The Galland School: An Iowa First

Iowa's first pioneer students began their education in a one-room log cabin in the south-eastern part of the state. In 1830 school buses could not have even been imagined by the people on the wild prairie, so most students walked to school. Some students canoed across the Mississippi River. Isaac Galland, an Illinois doctor and lawyer who had established a settlement called National (now in Lee County), designed and built Iowa's first known pioneer school in 1830.

Crude Building

Neighbors and friends helped Galland construct the tiny, 10-by-12 foot building from logs split by hand tools. Because nails and other building equipment were scarce, settlers used mud to hold the building together. Mud was also used to make a chimney and to fill in cracks to keep out the winter wind. Holes were cut in the logs for windows, and thin, oiled cloth covered the openings.

Galland hired a 23-year-old man named Berryman Jennings to teach the first term from October to December. Jennings moved to National from Illinois to instruct between six and eight students. Jennings did not earn any money teaching. Instead he received food, firewood and furniture for his room in Dr. Galland's home. He was also allowed to read Galland's rare medical books. Jennings planned to become a doctor and needed the books to study medicine.

Rough Conditions

Learning was a challenge in the log building. Chilling winds whistled through the walls on cold days as students huddled over their lessons. Little light came in through the oil cloth windows on cloudy days. Students sat on two log benches and had to stand to reach the high, rough boards that served as desk tops. Books and paper were scarce.

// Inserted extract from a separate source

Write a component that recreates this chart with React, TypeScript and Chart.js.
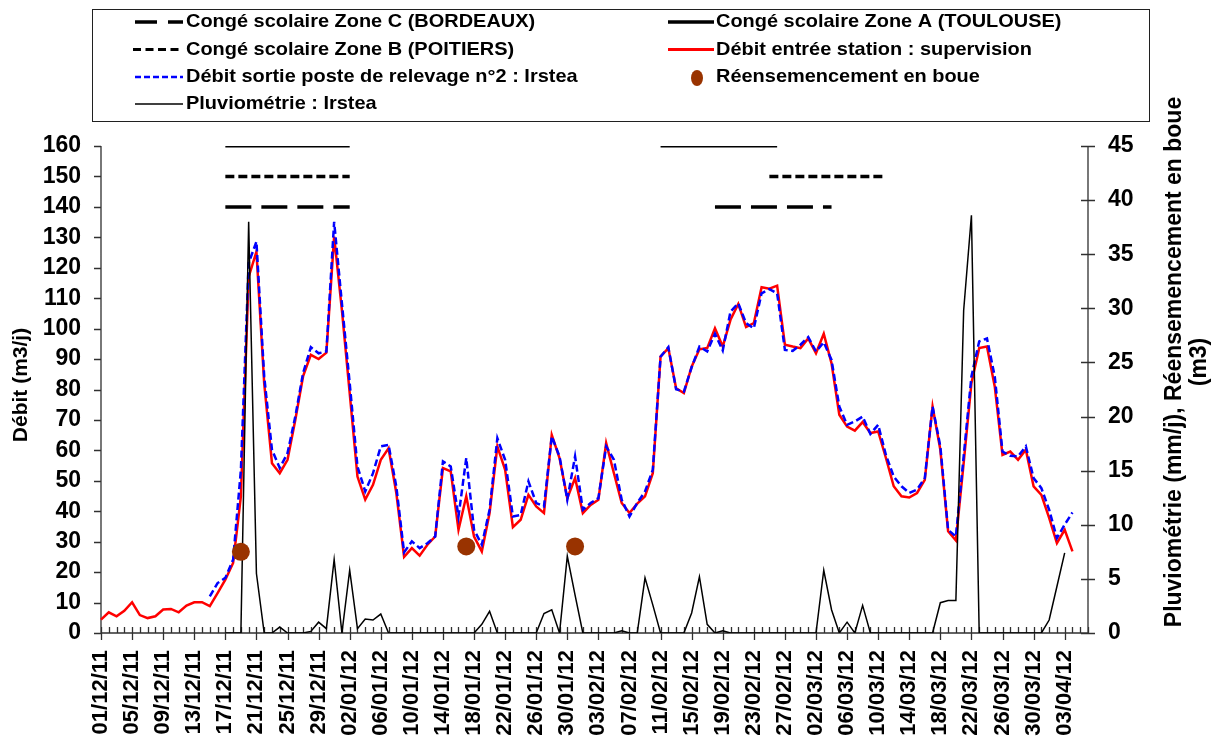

Kids studied in the school until 1833 when settlers, including Jennings and Galland, moved away and closed the school. After the building was abandoned a family lived in it for a short time, and it was later cut up for firewood. In 1924 the Keokuk chapter of the Daughters of the American Revolution marked the school's original site with a boulder. A model of the original school was placed near Montrose in 1940 so Iowa's first known school would be remembered as an important part of the state's history.

Source:

  • Sherri Dagel, “The Galland School:An Iowa First,” The Goldfinch 16, no. 1 (Fall 1994): 8.